Thus, all above-mentioned patents mention a select-gate voltage between 1 and 2V, which corresponds to the maximum gate current, and, hence, maximum programming speed. Since for state-of-the-art MOS technologies the threshold voltage of the select channel is definitely smaller than 1V (typically 0.7V for a 0.7-.mu.m technology), all above-mentioned patents still describe a programming scheme which is essentially in the strong inversion or on-state of the MOS structure. This has the advantage that the maximum gate current (and thus the maximum threshold-voltage shift) is obtained and that the gate current is less sensitive to small variations in the select gate voltage (see e.g. the co-pending U.S. application Ser. Nos. 08/275,016 and 08/080,225, FIG. 4, or U.S. Pat. No. 5,338,952, issued Aug. 16, 1994, to Y. Yamauchi, FIG. 4).
Although in this case the programming cell current is only in the range of 10-50 .mu.A, a further reduction of this parameter will greatly improve the conditions for page-mode application and for supply voltage scaling. Indeed, if the supply voltage is scaled towards 3.3V, the injection efficiency may be increased by increasing the bitline voltage internally on-chip, as already suggested in the co-pending applications Ser. Nos. 08/275,016 and 08/080,225, p.17, lines 4-13, and also in U.S. Pat. No. 5,280,446, col.9, lines 19-25. The power that can be delivered from such an on-chip high voltage generator or charge pump is, however, known to be limited in the order of a few .mu.A's (see e.g. U.S. Pat. No. 5,042,009, issued on Aug. 20, 1991, to R. Kazerounian et al.). It is, therefore, still not straightforward to increase the drain voltage internally on-chip for the devices reported in the prior art.

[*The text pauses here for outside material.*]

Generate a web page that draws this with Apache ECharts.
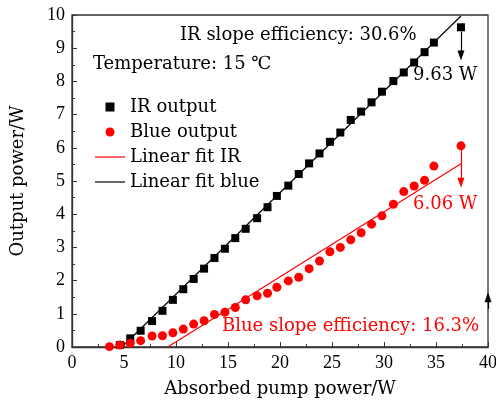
<!DOCTYPE html>
<html><head><meta charset="utf-8">
<script src="https://cdn.jsdelivr.net/npm/echarts@6/dist/echarts.min.js"></script>
<style>html,body{margin:0;padding:0;background:#fff}#c{width:496px;height:401px}</style>
</head><body><div id="c"></div>
<script>
const irPump = [4.6, 5.6, 6.6, 7.7, 8.7, 9.7, 10.7, 11.7, 12.7, 13.7, 14.7, 15.7, 16.7, 17.8, 18.8, 19.7, 20.8, 21.8, 22.8, 23.8, 24.8, 25.8, 26.8, 27.8, 28.8, 29.8, 30.9, 31.9, 32.9, 33.9, 34.8, 37.4];
const irOut = [0.06, 0.26, 0.49, 0.78, 1.09, 1.42, 1.74, 2.05, 2.36, 2.68, 2.96, 3.28, 3.56, 3.88, 4.21, 4.55, 4.86, 5.21, 5.53, 5.83, 6.18, 6.46, 6.84, 7.09, 7.37, 7.69, 8.01, 8.27, 8.57, 8.88, 9.17, 9.63];
const bluePump = [3.6, 4.6, 5.6, 6.6, 7.7, 8.7, 9.7, 10.7, 11.7, 12.7, 13.7, 14.7, 15.7, 16.7, 17.8, 18.8, 19.7, 20.8, 21.8, 22.8, 23.8, 24.8, 25.8, 26.8, 27.8, 28.8, 29.8, 30.9, 31.9, 32.9, 33.9, 34.8, 37.4];
const blueOut = [0.01, 0.06, 0.11, 0.19, 0.33, 0.34, 0.43, 0.54, 0.69, 0.79, 0.98, 1.05, 1.19, 1.42, 1.54, 1.62, 1.80, 1.99, 2.10, 2.36, 2.59, 2.87, 3.00, 3.23, 3.44, 3.70, 3.95, 4.30, 4.68, 4.85, 5.02, 5.45, 6.06];
const irFitX = [4.8, 37.4];
const irFitY = [0, 9.97];
const blueFitX = [9.2, 37.4];
const blueFitY = [0, 5.52];
const seriesNames = ['IR output', 'Blue output', 'Linear fit IR', 'Linear fit blue'];
const irArrow = [[37.4, 9.5], [37.4, 8.78]];
const blueArrow = [[37.4, 6.0], [37.4, 4.95]];
const sideArrow = [[40, 1.15], [40, 1.5]];
const texts = {
  irSlope: 'IR slope efficiency: 30.6%',
  temp: 'Temperature: 15 ℃',
  irMax: '9.63 W',
  blueMax: '6.06 W',
  blueSlope: 'Blue slope efficiency: 16.3%',
  xName: 'Absorbed pump power/W',
  yName: 'Output power/W'
};

const FONT = 'DejaVu Serif';
const NUMFONT = 'Liberation Serif';
const zip = (a, b) => a.map((v, i) => [v, b[i]]);
const arrowLine = (pts, color) => ({
  silent: true, symbol: ['none', 'triangle'], symbolSize: [7, 10],
  label: {show: false},
  lineStyle: {color: color, width: 1.2, type: 'solid'},
  data: [[{coord: pts[0]}, {coord: pts[1]}]]
});

const chart = echarts.init(document.getElementById('c'), null, {renderer: 'canvas'});
const axisCommon = {
  axisLine: {show: true, onZero: false, lineStyle: {color: '#333', width: 1.3}},
  axisTick: {show: true, inside: true, length: 5, lineStyle: {color: '#333'}},
  minorTick: {show: true, splitNumber: 2, length: 3, lineStyle: {color: '#333'}},
  splitLine: {show: false},
  axisLabel: {color: '#000', fontFamily: NUMFONT, fontSize: 18, margin: 7}
};
const nameStyle = {color: '#000', fontFamily: FONT, fontSize: 18};
chart.setOption({
  animation: false,
  textStyle: {fontFamily: FONT},
  grid: {left: 72, right: 8, top: 15, bottom: 54, show: true, borderColor: '#333', borderWidth: 1.3,
         containLabel: false, outerBoundsMode: 'none'},
  xAxis: Object.assign({}, axisCommon, {
    type: 'value', min: 0, max: 40, interval: 5,
    name: texts.xName, nameLocation: 'middle', nameGap: 33, nameTextStyle: nameStyle
  }),
  yAxis: Object.assign({}, axisCommon, {
    type: 'value', min: 0, max: 10, interval: 1,
    name: texts.yName, nameLocation: 'middle', nameGap: 45, nameTextStyle: nameStyle
  }),
  legend: {
    orient: 'vertical', left: 90, top: 93, itemWidth: 30, itemHeight: 9,
    itemGap: 7, symbolKeepAspect: true,
    data: [
      {name: seriesNames[0], icon: 'path://M0,0h8v8h-8z'},
      {name: seriesNames[1], icon: 'circle'},
      {name: seriesNames[2], icon: 'path://M0,0h30v1.2h-30z'},
      {name: seriesNames[3], icon: 'path://M0,0h30v1.2h-30z'}
    ],
    textStyle: {color: '#000', fontFamily: FONT, fontSize: 18, lineHeight: 18}
  },
  series: [
    {name: seriesNames[0], type: 'scatter', symbol: 'rect', symbolSize: 8,
     itemStyle: {color: '#000', opacity: 1}, data: zip(irPump, irOut), z: 4,
     markLine: arrowLine(irArrow, '#000')},
    {name: seriesNames[1], type: 'scatter', symbol: 'circle', symbolSize: 9,
     itemStyle: {color: '#ff0000', opacity: 1}, data: zip(bluePump, blueOut), z: 4,
     markLine: arrowLine(blueArrow, '#ff0000')},
    {name: seriesNames[2], type: 'line', symbol: 'none', showSymbol: false,
     lineStyle: {color: '#ff0000', width: 1.2}, itemStyle: {color: '#ff0000'},
     data: zip(blueFitX, blueFitY), z: 3},
    {name: seriesNames[3], type: 'line', symbol: 'none', showSymbol: false,
     lineStyle: {color: '#000', width: 1.2}, itemStyle: {color: '#000'},
     data: zip(irFitX, irFitY), z: 3,
     markLine: arrowLine(sideArrow, '#000')}
  ],
  graphic: [
    {type: 'text', left: 180, top: 26, style: {text: texts.irSlope, fill: '#000', font: '18px ' + FONT}},
    {type: 'text', left: 93, top: 55, style: {text: texts.temp, fill: '#000', font: '18px ' + FONT}},
    {type: 'text', left: 413, top: 66, style: {text: texts.irMax, fill: '#000', font: '18px ' + FONT}},
    {type: 'text', left: 413, top: 195, style: {text: texts.blueMax, fill: '#ff0000', font: '18px ' + FONT}},
    {type: 'text', left: 222, top: 317, style: {text: texts.blueSlope, fill: '#ff0000', font: '18px ' + FONT}}
  ]
});
</script></body></html>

On the other hand, programming a larger number of cells simultaneously (page-mode programming) can reduce the effective programming time per bit considerably. However, the simultaneous programming of, for example, 1024 cells on a common wordline would again require 10-50 mA in the prior art devices, which is unacceptable from the point of view of power consumption and bitline voltage drops, especially if at the same time the drain voltage is to be increased internally on-chip for higher speed performance.
In the present application, these problems are solved and additional interesting features are demonstrated by optimizing the programming operation from the point of view of power consumption and page-mode programming speed, in contrast to the prior art which shows optimum solutions only from the point of view of programming speed per cell.